What the task asks
Print all of the lines exactly. Any picture among them stays out.
......
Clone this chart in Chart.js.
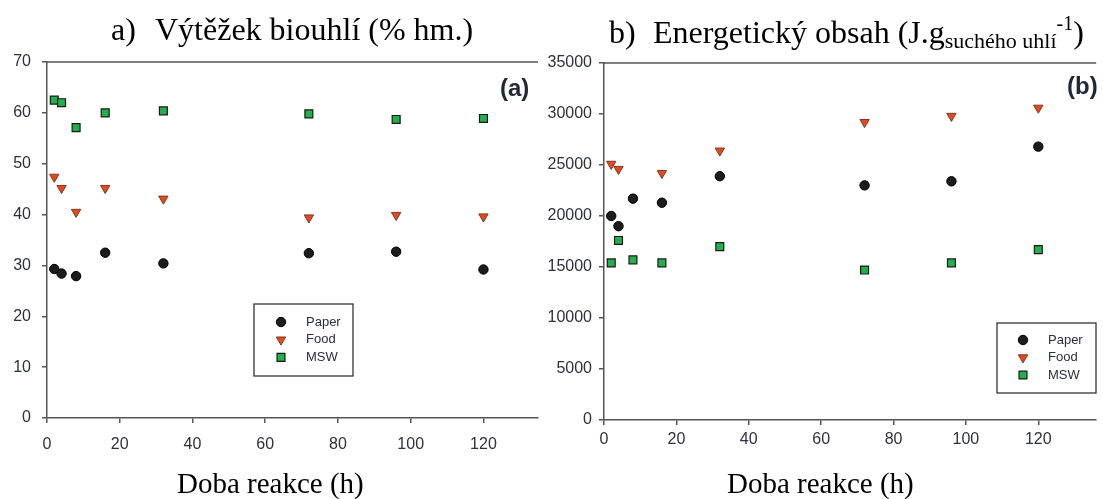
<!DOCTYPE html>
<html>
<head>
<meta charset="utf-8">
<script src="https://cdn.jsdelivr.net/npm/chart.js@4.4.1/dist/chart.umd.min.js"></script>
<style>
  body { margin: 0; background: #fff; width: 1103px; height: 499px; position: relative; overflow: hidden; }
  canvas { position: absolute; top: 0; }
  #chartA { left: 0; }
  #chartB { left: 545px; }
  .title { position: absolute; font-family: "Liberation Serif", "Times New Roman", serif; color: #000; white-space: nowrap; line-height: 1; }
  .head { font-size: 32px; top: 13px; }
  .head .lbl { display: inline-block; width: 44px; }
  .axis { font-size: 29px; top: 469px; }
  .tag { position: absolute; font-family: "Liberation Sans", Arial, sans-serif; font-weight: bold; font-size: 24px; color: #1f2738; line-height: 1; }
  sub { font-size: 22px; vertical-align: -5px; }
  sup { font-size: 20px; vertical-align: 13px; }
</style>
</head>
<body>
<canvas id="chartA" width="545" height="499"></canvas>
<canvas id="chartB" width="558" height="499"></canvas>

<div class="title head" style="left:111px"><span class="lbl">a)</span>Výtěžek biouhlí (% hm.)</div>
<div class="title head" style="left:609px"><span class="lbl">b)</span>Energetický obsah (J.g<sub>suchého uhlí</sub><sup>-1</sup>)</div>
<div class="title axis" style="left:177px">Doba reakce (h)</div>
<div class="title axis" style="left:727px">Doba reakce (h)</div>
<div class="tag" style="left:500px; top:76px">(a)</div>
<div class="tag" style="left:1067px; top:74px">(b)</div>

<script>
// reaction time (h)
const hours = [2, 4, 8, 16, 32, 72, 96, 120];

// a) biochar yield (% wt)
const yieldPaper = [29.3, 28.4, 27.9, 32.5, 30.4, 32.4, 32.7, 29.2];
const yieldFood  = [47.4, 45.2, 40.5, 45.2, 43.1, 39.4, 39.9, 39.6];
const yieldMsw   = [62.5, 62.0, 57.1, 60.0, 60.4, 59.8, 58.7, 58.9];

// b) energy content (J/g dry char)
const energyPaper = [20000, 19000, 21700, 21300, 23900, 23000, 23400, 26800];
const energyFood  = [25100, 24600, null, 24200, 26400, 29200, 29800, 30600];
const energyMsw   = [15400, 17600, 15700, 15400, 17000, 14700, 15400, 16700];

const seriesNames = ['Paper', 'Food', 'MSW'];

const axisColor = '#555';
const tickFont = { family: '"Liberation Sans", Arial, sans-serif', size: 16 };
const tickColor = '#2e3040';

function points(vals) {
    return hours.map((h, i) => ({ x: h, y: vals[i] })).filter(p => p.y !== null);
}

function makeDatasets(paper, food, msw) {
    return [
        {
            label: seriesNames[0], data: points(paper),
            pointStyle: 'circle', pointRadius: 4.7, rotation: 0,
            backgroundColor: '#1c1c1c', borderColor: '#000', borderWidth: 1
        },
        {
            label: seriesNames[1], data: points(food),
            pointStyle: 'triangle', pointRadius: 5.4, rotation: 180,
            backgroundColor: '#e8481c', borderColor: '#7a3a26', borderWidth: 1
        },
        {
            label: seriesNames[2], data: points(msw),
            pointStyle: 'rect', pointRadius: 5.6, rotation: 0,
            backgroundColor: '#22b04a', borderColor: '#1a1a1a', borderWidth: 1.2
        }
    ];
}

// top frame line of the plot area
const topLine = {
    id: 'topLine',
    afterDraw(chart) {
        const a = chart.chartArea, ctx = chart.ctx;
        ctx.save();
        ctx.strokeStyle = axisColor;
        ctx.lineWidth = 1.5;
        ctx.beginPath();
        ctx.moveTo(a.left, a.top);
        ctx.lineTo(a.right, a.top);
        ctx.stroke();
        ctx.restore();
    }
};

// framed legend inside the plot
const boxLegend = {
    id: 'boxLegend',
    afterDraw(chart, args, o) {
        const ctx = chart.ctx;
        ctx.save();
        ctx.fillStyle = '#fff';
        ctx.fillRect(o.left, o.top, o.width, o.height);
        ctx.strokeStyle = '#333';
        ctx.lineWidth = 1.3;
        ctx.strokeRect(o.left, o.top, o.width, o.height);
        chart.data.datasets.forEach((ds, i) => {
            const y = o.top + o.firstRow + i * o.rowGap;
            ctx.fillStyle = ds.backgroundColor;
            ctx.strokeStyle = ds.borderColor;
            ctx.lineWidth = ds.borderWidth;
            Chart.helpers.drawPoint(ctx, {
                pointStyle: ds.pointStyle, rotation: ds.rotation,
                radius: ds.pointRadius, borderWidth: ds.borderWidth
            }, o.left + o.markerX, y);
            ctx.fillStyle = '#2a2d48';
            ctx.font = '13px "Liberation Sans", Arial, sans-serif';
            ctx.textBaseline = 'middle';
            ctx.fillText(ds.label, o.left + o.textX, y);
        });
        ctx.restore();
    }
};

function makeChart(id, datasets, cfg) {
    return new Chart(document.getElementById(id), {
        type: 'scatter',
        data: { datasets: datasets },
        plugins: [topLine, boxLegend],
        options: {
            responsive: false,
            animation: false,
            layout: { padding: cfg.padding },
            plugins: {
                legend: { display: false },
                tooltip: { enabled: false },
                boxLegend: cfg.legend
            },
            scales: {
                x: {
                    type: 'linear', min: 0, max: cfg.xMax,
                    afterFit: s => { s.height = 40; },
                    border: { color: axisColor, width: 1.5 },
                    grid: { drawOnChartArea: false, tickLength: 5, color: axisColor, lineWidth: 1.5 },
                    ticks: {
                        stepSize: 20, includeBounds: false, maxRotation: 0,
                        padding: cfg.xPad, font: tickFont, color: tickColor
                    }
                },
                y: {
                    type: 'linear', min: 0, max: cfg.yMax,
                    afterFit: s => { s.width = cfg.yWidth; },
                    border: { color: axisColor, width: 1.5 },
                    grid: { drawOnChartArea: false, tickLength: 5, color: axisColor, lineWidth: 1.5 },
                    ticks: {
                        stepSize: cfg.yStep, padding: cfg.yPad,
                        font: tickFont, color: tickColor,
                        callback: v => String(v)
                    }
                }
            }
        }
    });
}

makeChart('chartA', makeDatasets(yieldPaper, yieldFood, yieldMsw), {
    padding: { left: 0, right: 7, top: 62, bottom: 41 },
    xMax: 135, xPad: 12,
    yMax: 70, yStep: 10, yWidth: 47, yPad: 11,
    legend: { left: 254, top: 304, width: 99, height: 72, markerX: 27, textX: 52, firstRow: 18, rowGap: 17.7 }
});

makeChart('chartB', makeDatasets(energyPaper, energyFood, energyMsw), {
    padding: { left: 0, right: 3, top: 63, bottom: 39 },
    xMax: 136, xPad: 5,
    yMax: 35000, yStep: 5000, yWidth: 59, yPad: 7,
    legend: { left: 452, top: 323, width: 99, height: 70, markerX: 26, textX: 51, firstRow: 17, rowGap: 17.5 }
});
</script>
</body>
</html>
......
Response to this task
Clone this chart in Chart.js.
<!DOCTYPE html>
<html>
<head>
<meta charset="utf-8">
<script src="https://cdn.jsdelivr.net/npm/chart.js@4.4.1/dist/chart.umd.min.js"></script>
<style>
  body { margin: 0; background: #fff; width: 1103px; height: 499px; position: relative; overflow: hidden; }
  canvas { position: absolute; top: 0; }
  #chartA { left: 0; }
  #chartB { left: 545px; }
  .title { position: absolute; font-family: "Liberation Serif", "Times New Roman", serif; color: #000; white-space: nowrap; line-height: 1; }
  .head { font-size: 32px; top: 13px; }
  .head .lbl { display: inline-block; width: 44px; }
  .axis { font-size: 29px; top: 469px; }
  .tag { position: absolute; font-family: "Liberation Sans", Arial, sans-serif; font-weight: bold; font-size: 24px; color: #1f2738; line-height: 1; }
  sub { font-size: 22px; vertical-align: -5px; }
  sup { font-size: 20px; vertical-align: 13px; }
</style>
</head>
<body>
<canvas id="chartA" width="545" height="499"></canvas>
<canvas id="chartB" width="558" height="499"></canvas>

<div class="title head" style="left:111px"><span class="lbl">a)</span>Výtěžek biouhlí (% hm.)</div>
<div class="title head" style="left:609px"><span class="lbl">b)</span>Energetický obsah (J.g<sub>suchého uhlí</sub><sup>-1</sup>)</div>
<div class="title axis" style="left:177px">Doba reakce (h)</div>
<div class="title axis" style="left:727px">Doba reakce (h)</div>
<div class="tag" style="left:500px; top:76px">(a)</div>
<div class="tag" style="left:1067px; top:74px">(b)</div>

<script>
// reaction time (h)
const hours = [2, 4, 8, 16, 32, 72, 96, 120];

// a) biochar yield (% wt)
const yieldPaper = [29.3, 28.4, 27.9, 32.5, 30.4, 32.4, 32.7, 29.2];
const yieldFood  = [47.4, 45.2, 40.5, 45.2, 43.1, 39.4, 39.9, 39.6];
const yieldMsw   = [62.5, 62.0, 57.1, 60.0, 60.4, 59.8, 58.7, 58.9];

// b) energy content (J/g dry char)
const energyPaper = [20000, 19000, 21700, 21300, 23900, 23000, 23400, 26800];
const energyFood  = [25100, 24600, null, 24200, 26400, 29200, 29800, 30600];
const energyMsw   = [15400, 17600, 15700, 15400, 17000, 14700, 15400, 16700];

const seriesNames = ['Paper', 'Food', 'MSW'];

const axisColor = '#555';
const tickFont = { family: '"Liberation Sans", Arial, sans-serif', size: 16 };
const tickColor = '#2e3040';

function points(vals) {
    return hours.map((h, i) => ({ x: h, y: vals[i] })).filter(p => p.y !== null);
}

function makeDatasets(paper, food, msw) {
    return [
        {
            label: seriesNames[0], data: points(paper),
            pointStyle: 'circle', pointRadius: 4.7, rotation: 0,
            backgroundColor: '#1c1c1c', borderColor: '#000', borderWidth: 1
        },
        {
            label: seriesNames[1], data: points(food),
            pointStyle: 'triangle', pointRadius: 5.4, rotation: 180,
            backgroundColor: '#e8481c', borderColor: '#7a3a26', borderWidth: 1
        },
        {
            label: seriesNames[2], data: points(msw),
            pointStyle: 'rect', pointRadius: 5.6, rotation: 0,
            backgroundColor: '#22b04a', borderColor: '#1a1a1a', borderWidth: 1.2
        }
    ];
}

// top frame line of the plot area
const topLine = {
    id: 'topLine',
    afterDraw(chart) {
        const a = chart.chartArea, ctx = chart.ctx;
        ctx.save();
        ctx.strokeStyle = axisColor;
        ctx.lineWidth = 1.5;
        ctx.beginPath();
        ctx.moveTo(a.left, a.top);
        ctx.lineTo(a.right, a.top);
        ctx.stroke();
        ctx.restore();
    }
};

// framed legend inside the plot
const boxLegend = {
    id: 'boxLegend',
    afterDraw(chart, args, o) {
        const ctx = chart.ctx;
        ctx.save();
        ctx.fillStyle = '#fff';
        ctx.fillRect(o.left, o.top, o.width, o.height);
        ctx.strokeStyle = '#333';
        ctx.lineWidth = 1.3;
        ctx.strokeRect(o.left, o.top, o.width, o.height);
        chart.data.datasets.forEach((ds, i) => {
            const y = o.top + o.firstRow + i * o.rowGap;
            ctx.fillStyle = ds.backgroundColor;
            ctx.strokeStyle = ds.borderColor;
            ctx.lineWidth = ds.borderWidth;
            Chart.helpers.drawPoint(ctx, {
                pointStyle: ds.pointStyle, rotation: ds.rotation,
                radius: ds.pointRadius, borderWidth: ds.borderWidth
            }, o.left + o.markerX, y);
            ctx.fillStyle = '#2a2d48';
            ctx.font = '13px "Liberation Sans", Arial, sans-serif';
            ctx.textBaseline = 'middle';
            ctx.fillText(ds.label, o.left + o.textX, y);
        });
        ctx.restore();
    }
};

function makeChart(id, datasets, cfg) {
    return new Chart(document.getElementById(id), {
        type: 'scatter',
        data: { datasets: datasets },
        plugins: [topLine, boxLegend],
        options: {
            responsive: false,
            animation: false,
            layout: { padding: cfg.padding },
            plugins: {
                legend: { display: false },
                tooltip: { enabled: false },
                boxLegend: cfg.legend
            },
            scales: {
                x: {
                    type: 'linear', min: 0, max: cfg.xMax,
                    afterFit: s => { s.height = 40; },
                    border: { color: axisColor, width: 1.5 },
                    grid: { drawOnChartArea: false, tickLength: 5, color: axisColor, lineWidth: 1.5 },
                    ticks: {
                        stepSize: 20, includeBounds: false, maxRotation: 0,
                        padding: cfg.xPad, font: tickFont, color: tickColor
                    }
                },
                y: {
                    type: 'linear', min: 0, max: cfg.yMax,
                    afterFit: s => { s.width = cfg.yWidth; },
                    border: { color: axisColor, width: 1.5 },
                    grid: { drawOnChartArea: false, tickLength: 5, color: axisColor, lineWidth: 1.5 },
                    ticks: {
                        stepSize: cfg.yStep, padding: cfg.yPad,
                        font: tickFont, color: tickColor,
                        callback: v => String(v)
                    }
                }
            }
        }
    });
}

makeChart('chartA', makeDatasets(yieldPaper, yieldFood, yieldMsw), {
    padding: { left: 0, right: 7, top: 62, bottom: 41 },
    xMax: 135, xPad: 12,
    yMax: 70, yStep: 10, yWidth: 47, yPad: 11,
    legend: { left: 254, top: 304, width: 99, height: 72, markerX: 27, textX: 52, firstRow: 18, rowGap: 17.7 }
});

makeChart('chartB', makeDatasets(energyPaper, energyFood, energyMsw), {
    padding: { left: 0, right: 3, top: 63, bottom: 39 },
    xMax: 136, xPad: 5,
    yMax: 35000, yStep: 5000, yWidth: 59, yPad: 7,
    legend: { left: 452, top: 323, width: 99, height: 70, markerX: 26, textX: 51, firstRow: 17, rowGap: 17.5 }
});
</script>
</body>
</html>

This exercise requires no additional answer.